For those who think the law must change to accommodate fathers in “homemaker” roles, check the law more carefully – in Missouri, it is gender neutral. In awarding maintenance, the courts look to the incomes of both parties, their ability to meet their reasonable needs, and the ability of each parent to pursue gainful employment to cover those reasonable needs. It also looks to the family structure and will not punish a parent who by agreement of both spouses gave up employment to stay home and raise the children. Generally, in these situations, the law assumes that the stay at home parent will, at least immediately after divorce, receive some maintenance to assure continuity in the home. Also, the law understands that if that stay at home parent must go back to work, the children will need childcare which adds to the financial expenses of that parent. But eventually, as the children get older, the law assumes the parent will have more time to pursue work. Indeed, the law assumes that the parent receiving maintenance will pursue a path to self-sufficiency. While this may never happen in certain cases, it is the general rule.

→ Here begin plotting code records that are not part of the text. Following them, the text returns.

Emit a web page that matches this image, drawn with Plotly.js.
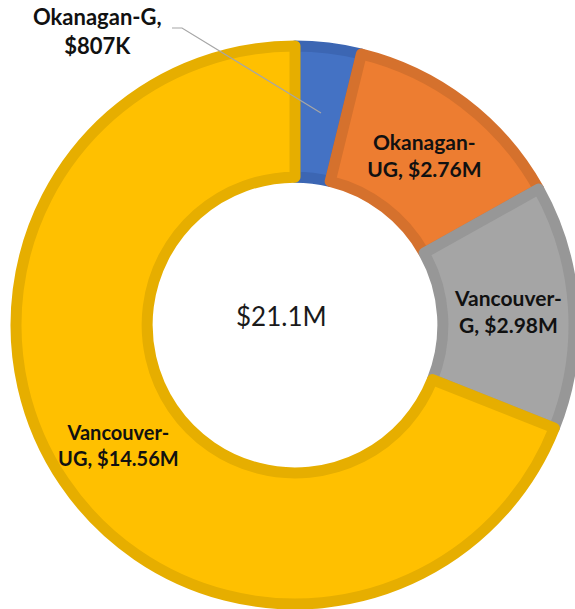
<!DOCTYPE html>
<html>
<head>
<meta charset="utf-8">
<script src="https://cdn.plot.ly/plotly-3.0.1.min.js"></script>
<style>html,body{margin:0;padding:0;overflow:hidden;background:#fff}#chart{width:575px;height:609px}</style>
</head>
<body>
<div id="chart"></div>
<script>
const categories = ["Okanagan-G", "Okanagan-UG", "Vancouver-G", "Vancouver-UG"];
const values = [0.807, 2.76, 2.98, 14.56];
const valueLabels = ["$807K", "$2.76M", "$2.98M", "$14.56M"];
const totalLabel = "$21.1M";
const fillColors = ["#4472c4", "#ed7d31", "#a5a5a5", "#ffc000"];
const borderColors = ["#3c66b3", "#d5712d", "#979797", "#e6ae00"];

const W = 575, H = 609;
const M = {l: 16, r: 1, t: 46, b: 5};
const pw = W - M.l - M.r, ph = H - M.t - M.b;
const px = x => (x - M.l) / pw;
const py = y => 1 - (y - M.t) / ph;

const sliceText = categories.map((c, i) => c.replace("-", "-<br>") + ", " + valueLabels[i]);
const FONT = "Lato, 'Open Sans', sans-serif";

const trace = {
  type: "pie",
  labels: categories,
  values: values,
  text: sliceText,
  texttemplate: "<b>%{text}</b>",
  textinfo: "text",
  textposition: ["none", "inside", "inside", "inside"],
  insidetextorientation: "horizontal",
  textfont: {family: FONT, size: [21, 21, 21, 20], color: "#111"},
  hole: 0.53,
  sort: false,
  direction: "clockwise",
  rotation: 0,
  marker: {colors: fillColors, line: {color: borderColors, width: 11}},
  hoverinfo: "none",
  showlegend: false
};

const layout = {
  width: W, height: H,
  margin: M,
  paper_bgcolor: "#fff",
  showlegend: false,
  annotations: [
    {xref: "paper", yref: "paper", x: px(281), y: py(316), text: totalLabel, showarrow: false,
     font: {family: FONT, size: 26, color: "#1a1a1a"}, xanchor: "center", yanchor: "middle"},
    {xref: "paper", yref: "paper", x: px(97), y: py(31),
     text: "<b>" + categories[0] + ",<br>" + valueLabels[0] + "</b>", showarrow: false,
     font: {family: FONT, size: 22, color: "#111"}, xanchor: "center", yanchor: "middle", align: "center"}
  ],
  shapes: [
    {type: "path", xref: "paper", yref: "paper",
     path: `M ${px(172)} ${py(28)} L ${px(182)} ${py(28)} L ${px(321)} ${py(113)}`,
     line: {color: "#a6a6a6", width: 1.2}}
  ]
};

Plotly.newPlot("chart", [trace], layout, {displayModeBar: false, staticPlot: true});
</script>
</body>
</html>
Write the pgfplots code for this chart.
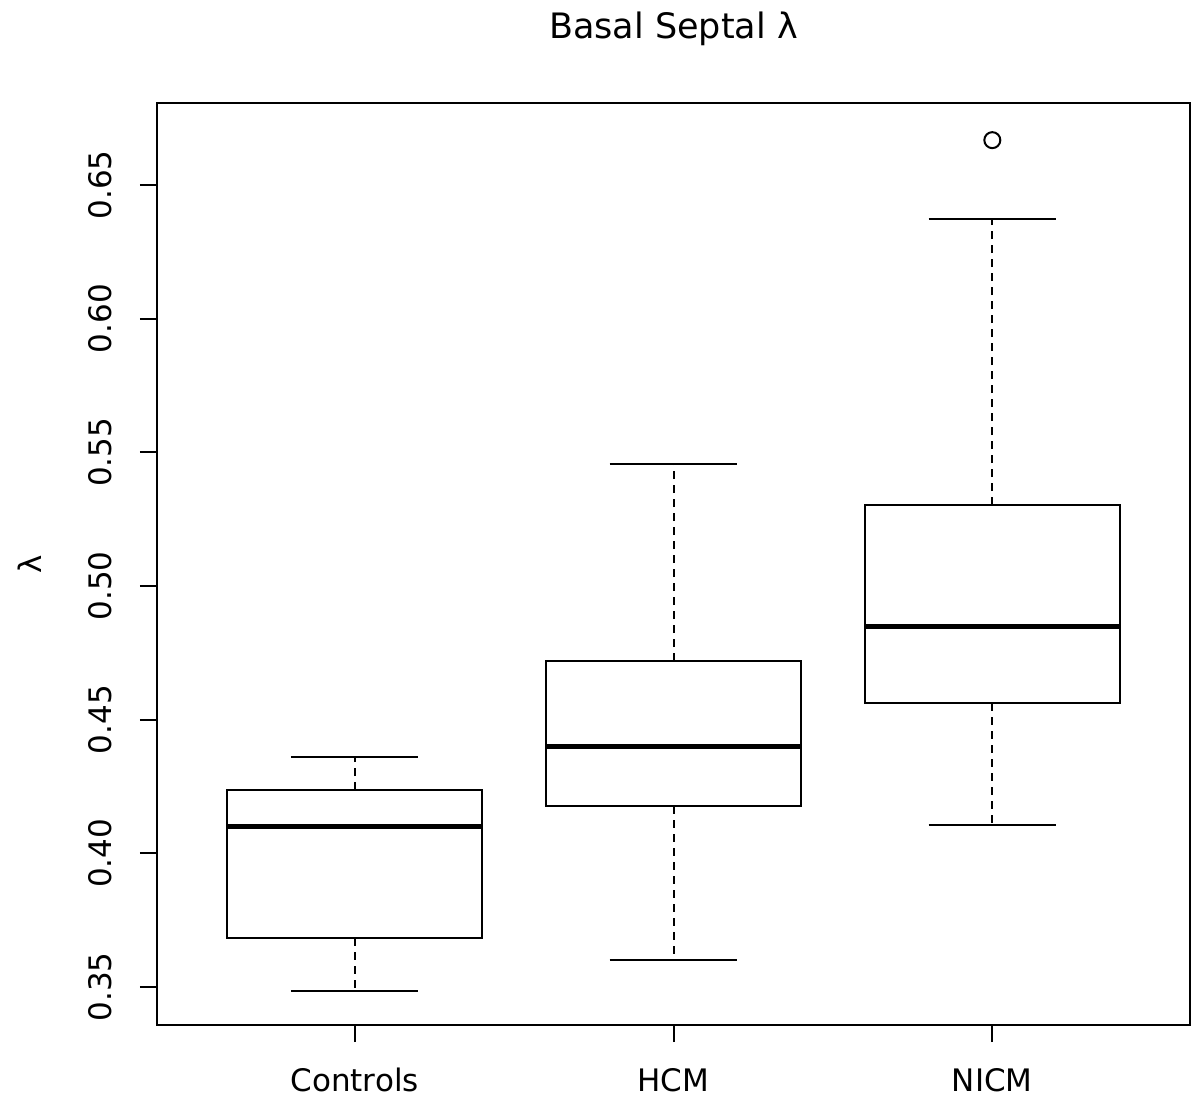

Having set out the general principles of the law governing maintenance, we must point out that each case is unique and handled on its facts. No two families are exactly alike, and the court will take evaluate what is best for all parties, especially the children. In this sense, custody and spousal support are related.

So, if statistically men receive much less in spousal support even though more women are breadwinners, it could be that the courts have been slow to catch up to these changing realities. Or it could be that courts operate with assumptions about self-sufficiency for men that stereotypes them as we have mothers in the past. Or it could be that the facts in individual cases may not warrant spousal support. But it may also be the case that certain stay at home dads are not getting the support they truly need.

As times and family arrangements change, family lawyers will need to be sure to press the facts to the court to protect stay at home fathers just as they do stay at home mothers.